My God, that is a vast wasteland of parking lots. It’s like they paved New Hampshire.
And I also still blame (and kinda miss) Plax
Speaking of dumb commercials-does anyone want run out to Subway and be saturated with soda by imbeciles ?
@ocho: on its face, a sound theory, but you’re forgetting one important fact – Hixon sucks as a WR. Can the Giants coaching staff fuck this up? It’s clear right now G-Men have to roll with Smith and Manningham 1-2. Keep Hixon as a return man where’s he’s best used, and because Sinorice Moss sucks dick at football and needs to be put out to pasture rather than wasting a roster spot. Seriously, I prefer taking touchbacks on kick-offs because it’s better field position than Moss would get for the Giants
@miami: as a Giants fan, and because of literally no depth at WR, i went all homer and picked up manningham this past weekend, only to hold out hope and start Hixon. Fuck this! Next week i’m gonna start Manningham, and Hixon will get throw to every goddamn down. To be honest, its only a difference between winning big and winning bigger right now, but I can smell the fucked-overness happening in a week I really need it.
/I blame Plax.
//I still miss Plax.
“That’s the tiniest hole Romo has seen all night.”
I’m sure he’ll see a smaller one later tonight…
Chris Collinsworth REALLY likes those dancers. Proof that he’s not gay.
The E-Trade baby commercials need to be stopped. Now. They have never been funny and never will be.
MANNINGHAM! SMITH! Good God, we have wide receivers!!!!
/Giants fan
//needs to change pants
Must… murder… babies…
Tony Delhomo!
The goddamn superstar scored. Hot newswomen around DFW came.
Wade looked so upset over that call, you would have thought someone raided his stash of deep fried Twinkies.
the look on Wade’s face was priceless
JAY LENO SHOW
The attendance graphic was funny just to hear Al say “well people say Los Angeles won’t support football but blah blah blah,” all while talking about a game from 52 years ago.
MY STADIUM IS A GODDAMN TIXAS SIZED STAR!!! YEEHAW I AM FUCKING CRAZY!!
JACKSONVILLE proved it? They’re a couple seasons away from losing their team. Nice call, Al.

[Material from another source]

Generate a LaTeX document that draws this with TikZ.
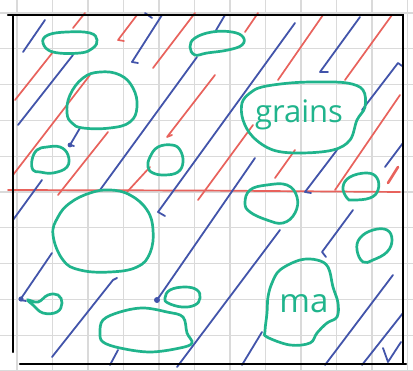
\documentclass[tikz,border=0pt]{standalone}
\usepackage{fontspec}
\setmainfont{Open Sans}
\definecolor{gr}{RGB}{32,180,140}
\definecolor{rd}{RGB}{232,98,92}
\definecolor{bl}{RGB}{66,84,170}
\definecolor{gridc}{RGB}{218,218,218}
\tikzset{
  gridline/.style={draw=gridc, line width=1.3pt},
  bline/.style={draw=bl, line width=1.8pt, line cap=round, line join=round},
  rline/.style={draw=rd, line width=1.7pt, line cap=round, line join=round},
  blob/.style={draw=gr, line width=2.7pt},
  border/.style={draw=black, line width=2.2pt, line cap=round},
  label/.style={text=gr, anchor=base, inner sep=0pt}
}
\begin{document}
\begin{tikzpicture}[x=1pt,y=-1pt]
\useasboundingbox[fill=white] (0,0) rectangle (413,371);
% graph paper
\foreach \i in {0,...,11} {\draw[gridline] ({17+35.5*\i},0) -- ++(0,371);}
\foreach \j in {0,...,10} {\draw[gridline] (0,{13+35.8*\j}) -- ++(413,0);}
% red lines
\draw[rline] (15,100) -- (53,52);
\draw[rline] (73,28) -- (85,13);
\draw[rline] (13,175) -- (90,75);
\draw[rline] (58,195) -- (108,132);
\draw[rline] (124,41) -- (118,40) -- (137,15);
\draw[rline] (153,68) -- (195,13);
\draw[rline] (172,135) -- (167,137) -- (215,75);
\draw[rline] (127,192) -- (150,167);
\draw[rline] (198,200) -- (253,125);
\draw[rline] (245,32) -- (258,13);
\draw[rline] (278,80) -- (323,15);
\draw[rline] (345,80) -- (392,15);
\draw[rline] (275,178) -- (295,150);
\draw[rline] (335,190) -- (400,95);
\draw[rline, line width=2.6pt] (388,183) -- (398,167);
\draw[rline] (8,190) -- (200,190.5) -- (400,192);
% blue lines
\draw[bline] (23,52) -- (45,20);
\draw[bline] (18,125) -- (73,55);
\draw[bline] (80,128) -- (70,145) -- (74,146);
\fill[bl] (70,145) circle (2.4pt);
\draw[bline] (138,63) -- (132,62) -- (162,15);
\draw[bline] (145,13) -- (152,18);
\draw[bline] (100,190) -- (197,57);
\draw[bline] (165,216) -- (158,212) -- (295,23);
\draw[bline] (215,32) -- (225,15);
\draw[bline] (328,72) -- (320,72) -- (360,17);
\draw[bline] (362,110) -- (398,63) -- (402,66);
\draw[bline] (13,220) -- (42,180);
\draw[bline] (52,253) -- (20,300) -- (26,301);
\fill[bl] (21,299) circle (2.6pt);
\draw[bline] (52,357) -- (113,280) -- (117,278);
\draw[bline] (110,365) -- (118,350);
\draw[bline] (255,158) -- (157,300);
\fill[bl] (157,300) circle (3pt);
\draw[bline] (177,367) -- (280,230);
\draw[bline] (311,193) -- (305,192) -- (337,150);
\draw[bline] (326,257) -- (322,252) -- (353,210);
\draw[bline] (385,167) -- (403,143);
\draw[bline] (242,365) -- (262,332);
\draw[bline] (325,365) -- (393,275);
\draw[bline] (362,365) -- (403,313);
\draw[bline] (383,348) -- (388,362) -- (401,342);
% border
\draw[border] (8,15) -- (403,15) -- (403,363);
\draw[border] (13,16) -- (13,352);
\draw[border] (20,364) -- (406,364);
% green blobs
\draw[blob] plot[smooth cycle, tension=0.7] coordinates {(43,43) (48,35) (67,32) (90,33) (97,40) (93,48) (80,53) (53,52)};
\draw[blob] plot[smooth cycle, tension=0.7] coordinates {(67,113) (70,95) (83,78) (100,72) (120,75) (133,88) (137,107) (130,122) (110,128) (83,128) (72,123)};
\draw[blob] plot[smooth cycle, tension=0.7] coordinates {(32,160) (37,150) (47,147) (60,147) (68,155) (67,167) (53,173) (40,172) (33,170)};
\draw[blob] plot[smooth cycle, tension=0.7] coordinates {(148,167) (150,157) (158,147) (172,145) (180,150) (183,162) (178,172) (165,175) (153,173)};
\draw[blob] plot[smooth cycle, tension=0.7] coordinates {(190,47) (195,38) (212,32) (232,32) (243,37) (242,45) (228,50) (207,53) (195,55)};
\draw[blob] plot[smooth cycle, tension=0.6] coordinates {(242,103) (250,93) (262,87) (290,83) (317,82) (347,83) (363,90) (365,107) (357,120) (350,140) (333,150) (300,153) (273,150) (253,137) (243,120)};
\draw[blob] plot[smooth cycle, tension=0.7] coordinates {(53,235) (58,217) (70,203) (90,193) (110,190) (130,195) (147,210) (153,230) (150,253) (137,267) (110,272) (80,270) (63,260)};
\draw[blob] plot[smooth cycle, tension=0.7] coordinates {(245,203) (250,190) (267,185) (287,185) (297,197) (295,213) (283,223) (267,220) (250,212)};
\draw[blob] plot[smooth cycle, tension=0.7] coordinates {(343,187) (350,177) (367,173) (377,178) (378,190) (370,198) (353,200) (347,198)};
\draw[blob] plot[smooth cycle, tension=0.7] coordinates {(357,250) (360,238) (373,230) (387,230) (392,240) (387,252) (373,260) (363,262)};
\draw[blob] plot[smooth cycle, tension=0.6] coordinates {(268,297) (272,283) (280,270) (300,260) (317,260) (328,267) (333,287) (338,303) (337,317) (327,323) (317,333) (310,343) (290,345) (267,337) (265,331) (267,313)};
\draw[blob] plot[smooth cycle, tension=0.7] coordinates {(28,300) (33,305) (43,313) (57,312) (62,303) (58,295) (48,295) (38,302)};
\draw[blob] plot[smooth cycle, tension=0.7] coordinates {(165,298) (170,290) (185,287) (197,290) (200,298) (195,305) (182,307) (168,303)};
\draw[blob] plot[smooth cycle, tension=0.6] coordinates {(100,333) (103,320) (120,312) (143,308) (167,312) (183,317) (187,333) (192,343) (180,348) (150,352) (120,348) (103,342)};
% labels
\node[label, font=\fontsize{31}{31}\selectfont] (grains) at (299,123) {grains};
\node[label, font=\fontsize{33}{33}\selectfont] (ma) at (304,313) {ma};
\end{tikzpicture}
\end{document}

I am so very confused by the Levi’s ads. Should I, like, storm the barricades now? Or go to the beach or something? Sing “God Bless America” in the nude? TELL ME WHAT TO DO, MYSTERY PREACHER ADVERTISING MAN!
@Paul-God: Meh.
(I’m lazy and not witty).
@ Man Bear Pig
Fuck you for being a Cowgirls fan.
@arbman Fucking funny!
@Paul-God:
Fuck you and everyone you’ve ever known, loved or cared for.
/spite-full Cowboys fan
When did pouting become acceptable in football?
you scottish fuck
The crowd made Tynes miss that FG.
E-Cry Face! Yaaaaaaaaayyyyyyyyyyyy!
God, please let the Cowboys lose the stadium opener, and give all those losers who shelled all that money out for those seat what they deserve?
Please? I don’t ask for much (well, anything really. Help me out, big guy!)
Oh, Michael Irvin, you and your shenanigans make me smile.
……And yet more stadium fellatio on the bump back to the second half. Way to not overdo it Al.
I like the fact that Irvin had his hand up the ass of some Cowboy cheerleader. That made me chuckle.
The second most exciting part of this game is watching to see if a kick will hit the jumbotron. I’m still waiting for the first exciting thing.